Escrevi uma protagonista neurodivergente sem saber.
- Keyla Fernandes

- 27 de fev.
- 2 min de leitura
Astéria, a protagonista do meu livro O Querubim de Três Faces, tem características de uma pessoa neurodivergente.

Quando comecei a escrever o livro, ainda não sabia que eu tinha TDAH e achava que era só ansiedade.
Para trazer mais verossimilhança para a minha história e também por causa da construção da personagem, achei necessário que ela tivesse experiências específicas, baseadas nas minhas próprias, que demonstrassem alguns desconfortos com coisas corriqueiras, como desatenção em momentos de diversão, sobrecarga sensorial e a sensação de sempre se sentir deslocada. Tudo isso é parte importante de quem ela é e de quem ela vai se tornar.
De qualquer forma, Astéria tem características muito parecidas com as minhas, ou seja, de uma pessoa com TDAH. E, embora eu não soubesse na época, usei a escrita como uma forma de expressar também os meus desconfortos e colocar para fora a sensação de inadequação.
Então, um pouco antes de eu finalizar o livro, veio o diagnóstico de TDAH e altas habilidades. E tudo fez sentido.

No livro, Astéria tem essas características (e mais algumas que nunca experienciei) desde a infância, mas não deixei explícito qual era o diagnóstico dela. Os sintomas se agravam após um evento traumático durante sua adolescência. No entanto, ela se submete ao tratamento necessário e consegue ter uma boa qualidade de vida, até janeiro de 2016, que é quando o mundo começa a acabar. E daqui para frente, só lendo o livro para saber.
Mas a questão é: escrever sempre foi uma forma de lidar com os incômodos gerados por anos convivendo com sintomas que me faziam sentir burra, deslocada, estranha, preguiçosa e várias outras coisas.
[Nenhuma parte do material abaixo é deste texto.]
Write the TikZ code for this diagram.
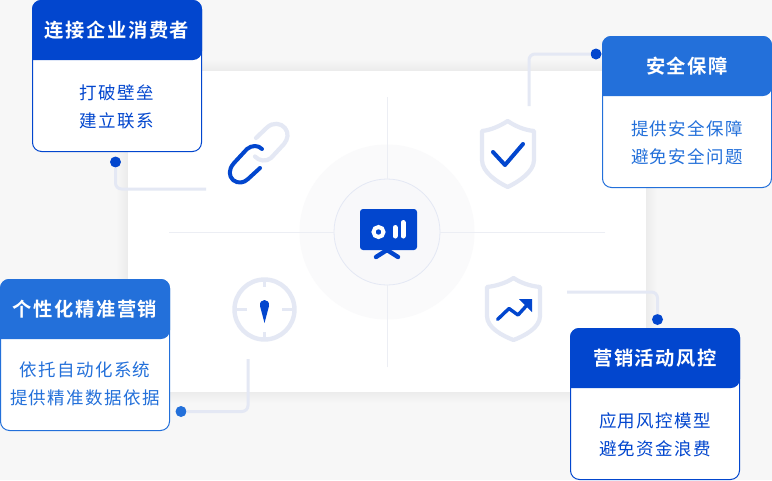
\documentclass[tikz,border=0pt]{standalone}
\usepackage{fontspec}
\setmainfont{Noto Sans CJK SC}
\newfontfamily\bodyfont[LetterSpace=8]{Noto Sans CJK SC}
\newfontfamily\titlefont[LetterSpace=8]{Noto Sans CJK SC Bold}
\definecolor{deepblue}{HTML}{0246CE}
\definecolor{midblue}{HTML}{2370DA}
\definecolor{pale}{HTML}{E4E8F4}
\definecolor{pagebg}{HTML}{F7F7F7}
\definecolor{halo}{HTML}{FAFAFB}
\definecolor{hub}{HTML}{F8F8FA}
\definecolor{hair}{HTML}{ECEEF4}
\tikzset{
  cardbox/.style={draw=#1,fill=white,line width=1pt,rounded corners=9pt,minimum width=169pt,minimum height=151pt,inner sep=0pt,outer sep=0pt},
  headtext/.style={text=white,font=\titlefont\fontsize{19.3}{22}\selectfont,inner sep=0pt},
  bodytext/.style={text=#1,font=\bodyfont\fontsize{17.5}{28}\selectfont,align=center,inner sep=0pt},
  dotnode/.style={circle,fill=#1,minimum size=11pt,inner sep=0pt,outer sep=0pt},
  wire/.style={draw=pale,line width=3pt,rounded corners=6pt},
  paleline/.style={draw=pale,line width=4.2pt,line join=round,line cap=round},
  blueline/.style={draw=deepblue,line width=4pt,line join=round,line cap=round},
  hairline/.style={draw=hair,line width=1pt},
}
\begin{document}
\begin{tikzpicture}[x=1pt,y=-1pt]
\useasboundingbox (0,0) rectangle (772,480);
\fill[pagebg] (0,0) rectangle (772,480);
% panel with soft shadow
\foreach \i in {1,...,30}{
  \pgfmathsetmacro{\shadeop}{0.0032*(1-\i/31)}
  \fill[black,opacity=\shadeop,rounded corners=\i pt] (128-\i,71-\i) rectangle (646+\i,392+\i);
}
\node[fill=white,minimum width=518pt,minimum height=321pt,inner sep=0pt,outer sep=0pt] (panel) at (387,231.5) {};
% central hub
\node[circle,fill=halo,minimum size=175pt,inner sep=0pt] (halo) at (387,232) {};
\coordinate (n) at (387,97); \coordinate (s) at (387,367);
\coordinate (w) at (169,232); \coordinate (e) at (605,232);
\node[circle,fill=hub,draw=pale,line width=0.8pt,minimum size=106pt,inner sep=0pt,outer sep=0pt] (hubc) at (387,232) {};
\draw[hairline] (n) -- (hubc); \draw[hairline] (s) -- (hubc);
\draw[hairline] (w) -- (hubc); \draw[hairline] (e) -- (hubc);
% monitor icon
\fill[deepblue,rounded corners=3pt] (360,209) rectangle (417,250);
\draw[deepblue,line width=4.4pt,line cap=round] (387,250) -- (376,257) (387,250) -- (398,257);
\draw[white,line width=4pt] (378.5,232) circle (5);
\draw[white,line width=5pt,line cap=round] (395,227.5) -- (395,236);
\draw[white,line width=5pt,line cap=round] (403,222.5) -- (403,236);
% link icon
\draw[paleline] (256,138) -- (267,127.5) .. controls (273,122) and (281,123) .. (285,128) .. controls (289,133) and (288,139) .. (284,144) -- (271,158) .. controls (266,162) and (259,161) .. (255,156.5);
\draw[blueline] (262,149) .. controls (258,145) and (252,145) .. (247,149) -- (234,163) .. controls (228,170) and (229,176) .. (233,180) .. controls (238,184) and (244,183) .. (248,179) -- (260,168);
% shield with tick
\draw[paleline] (507.7,121) .. controls (500,126) and (491,130) .. (482,131) -- (482,160) .. controls (482,172) and (497,182) .. (507.7,187) .. controls (518,182) and (534,172) .. (534,160) -- (534,131) .. controls (524,130) and (515,126) .. (507.7,121) -- cycle;
\draw[blueline] (493,152) -- (505,165) -- (523,144);
% shield with arrow
\draw[paleline] (513.5,278) .. controls (506,283) and (496,286) .. (487,287) -- (487,316) .. controls (487,328) and (503,336) .. (513.5,340) .. controls (524,336) and (540,328) .. (540,316) -- (540,287) .. controls (530,286) and (521,283) .. (513.5,278) -- cycle;
\draw[draw=deepblue,line width=3.4pt,line join=round,line cap=round] (497.5,319.5) -- (509,308.5) -- (518,315) -- (528,304);
\fill[deepblue] (519,299) -- (532,299) -- (532,312) -- cycle;
% compass
\draw[draw=pale,line width=4.4pt] (264.5,309.5) circle (30);
\draw[draw=pale,line width=3.4pt] (264.5,280) -- (264.5,287) (264.5,332) -- (264.5,339) (235,309.5) -- (247,309.5) (282,309.5) -- (294,309.5);
\fill[deepblue] (264.5,323) -- (260,306) .. controls (259,298) and (270,298) .. (269,306) -- cycle;
% card 1
\node[cardbox=deepblue] (card1) at (117,76) {};
\fill[deepblue,rounded corners=9pt] (32,60) -- (32,0) -- (202,0) -- (202,60) [sharp corners] -- cycle;
\node[headtext] (head1) at (117,30) {连接企业消费者};
\node[bodytext=deepblue] (text1) at (117,106.5) {打破壁垒\\建立联系};
\node[dotnode=deepblue] (dot1) at (115.5,162) {};
\coordinate (end1) at (206,189);
\draw[wire] (dot1) |- (end1);
% card 2
\node[cardbox=midblue] (card2) at (687,112) {};
\fill[midblue,rounded corners=9pt] (602,96) -- (602,36) -- (772,36) -- (772,96) [sharp corners] -- cycle;
\node[headtext] (head2) at (687,66) {安全保障};
\node[bodytext=midblue] (text2) at (687,142.5) {提供安全保障\\避免安全问题};
\node[dotnode=deepblue] (dot2) at (596,54) {};
\coordinate (end2) at (529,106);
\draw[wire] (dot2) -| (end2);
% card 3
\node[cardbox=midblue] (card3) at (85,355) {};
\fill[midblue,rounded corners=9pt] (0,339) -- (0,279) -- (170,279) -- (170,339) [sharp corners] -- cycle;
\node[headtext] (head3) at (85,309) {个性化精准营销};
\node[bodytext=midblue] (text3) at (85,384) {依托自动化系统\\提供精准数据依据};
\node[dotnode=midblue] (dot3) at (181,411.5) {};
\coordinate (end3) at (248,359);
\draw[wire] (dot3) -| (end3);
% card 4
\node[cardbox=deepblue] (card4) at (655,404) {};
\fill[deepblue,rounded corners=9pt] (570,388) -- (570,328) -- (740,328) -- (740,388) [sharp corners] -- cycle;
\node[headtext] (head4) at (655,358.5) {营销活动风控};
\node[bodytext=deepblue] (text4) at (655,434.5) {应用风控模型\\避免资金浪费};
\node[dotnode=deepblue] (dot4) at (657.5,319.5) {};
\coordinate (end4) at (567,292);
\draw[wire] (dot4) |- (end4);
\end{tikzpicture}
\end{document}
Sintomas que me prejudicaram na faculdade, no trabalho, nas minhas relações pessoais, especialmente com a minha família. Incômodos com os quais eu só conseguia lidar no papel, com palavras.

Assim surgiu a Astéria e, mesmo não deixando claro que ela é uam pessoa neurodivergente, nem ter usado isso como parte da divulgação, pessoas neurodivergentes que leram o livro identificaram essas características e se viram um pouco nela.
E isso me deixou muito feliz.
Quando você passa a maior parte da vida se sentindo um peixe bem fora d’água e então se identifica com um personagem de um livro, um filme, uma série ou até mesmo a letra de uma música, a sensação é de, de repente, não se ver mais sozinho na multidão. É saber que, em algum lugar, ao menos uma pessoa entende o que você sente. E este texto meio que virou uma continuação do anterior.
Enfim.
Eu me encontrei na escrita e espero ajudar outras pessoas a se encontrarem também.